- Prompt:
Return the material exactly, first line through the line containing "import matplotlib.pyplot as plt", and nothing more. Pictures stay out.

- Recorded data:
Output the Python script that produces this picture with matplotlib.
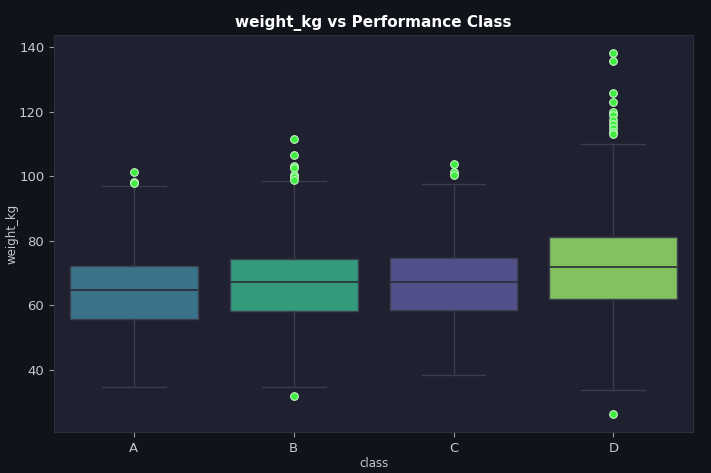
import numpy as np
import matplotlib
matplotlib.use('Agg')
import matplotlib.pyplot as plt

# values (kg)
classes = ['A', 'B', 'C', 'D']
q1 = [55.9, 58.2, 58.4, 61.9]
med = [64.6, 67.1, 67.3, 71.9]
q3 = [72.3, 74.2, 74.5, 81.2]
whis_lo = [34.6, 34.6, 38.3, 33.9]
whis_hi = [97.0, 98.4, 97.6, 110.0]
fliers_a = [101.3, 98.3, 98.0]
fliers_b = [111.6, 106.6, 103.2, 102.6, 100.4, 99.7, 98.9, 32.0]
fliers_c = [103.7, 101.4, 100.2]
fliers_d = [138.1, 135.7, 125.8, 122.9, 120.0, 118.9, 117.4, 116.2,
            114.9, 113.8, 113.0, 26.4]
fliers = [fliers_a, fliers_b, fliers_c, fliers_d]
box_colors = ['#3a7389', '#349a7c', '#51508a', '#82c160']

fig_bg = '#11131b'
ax_bg = '#1f2130'
text_col = '#c8c8cc'

fig = plt.figure(figsize=(7.11, 4.73), dpi=100, facecolor=fig_bg)
ax = fig.add_axes([0.076, 0.087, 0.899, 0.839])
ax.set_facecolor(ax_bg)

stats = []
for i in range(len(classes)):
    stats.append({'label': classes[i], 'q1': q1[i], 'med': med[i], 'q3': q3[i],
                  'whislo': whis_lo[i], 'whishi': whis_hi[i], 'fliers': fliers[i]})

bp = ax.bxp(stats, positions=range(len(classes)), widths=0.8, patch_artist=True,
            boxprops=dict(edgecolor='#3e4150', linewidth=1.0),
            medianprops=dict(color='#2a2c38', linewidth=1.2),
            whiskerprops=dict(color='#3a3d4c', linewidth=1.0),
            capprops=dict(color='#3a3d4c', linewidth=1.0),
            flierprops=dict(marker='o', markerfacecolor='#40ee40',
                            markeredgecolor='#c8f5c8', markersize=5.5,
                            markeredgewidth=0.8))
for patch, c in zip(bp['boxes'], box_colors):
    patch.set_facecolor(c)

ax.set_xlim(-0.5, 3.5)
ax.set_xticks(range(len(classes)))
ax.set_xticklabels(classes)
ax.set_yticks([40, 60, 80, 100, 120, 140])

for s in ax.spines.values():
    s.set_color('#2c2f3d')
    s.set_linewidth(0.8)
ax.tick_params(colors=text_col, labelsize=9.5, length=3.5, width=0.8)
ax.tick_params(axis='both', color='#9a9aa0')

ax.set_title('weight_kg vs Performance Class', color='white', fontsize=11,
             fontweight='bold', pad=6)
ax.set_ylabel('weight_kg', color=text_col, fontsize=8.5, labelpad=0)
ax.set_xlabel('class', color=text_col, fontsize=8.5, labelpad=2)

fig.savefig('out.png', dpi=100, facecolor=fig_bg)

- Written solution:
Output the Python script that produces this picture with matplotlib.
import numpy as np
import matplotlib
matplotlib.use('Agg')
import matplotlib.pyplot as plt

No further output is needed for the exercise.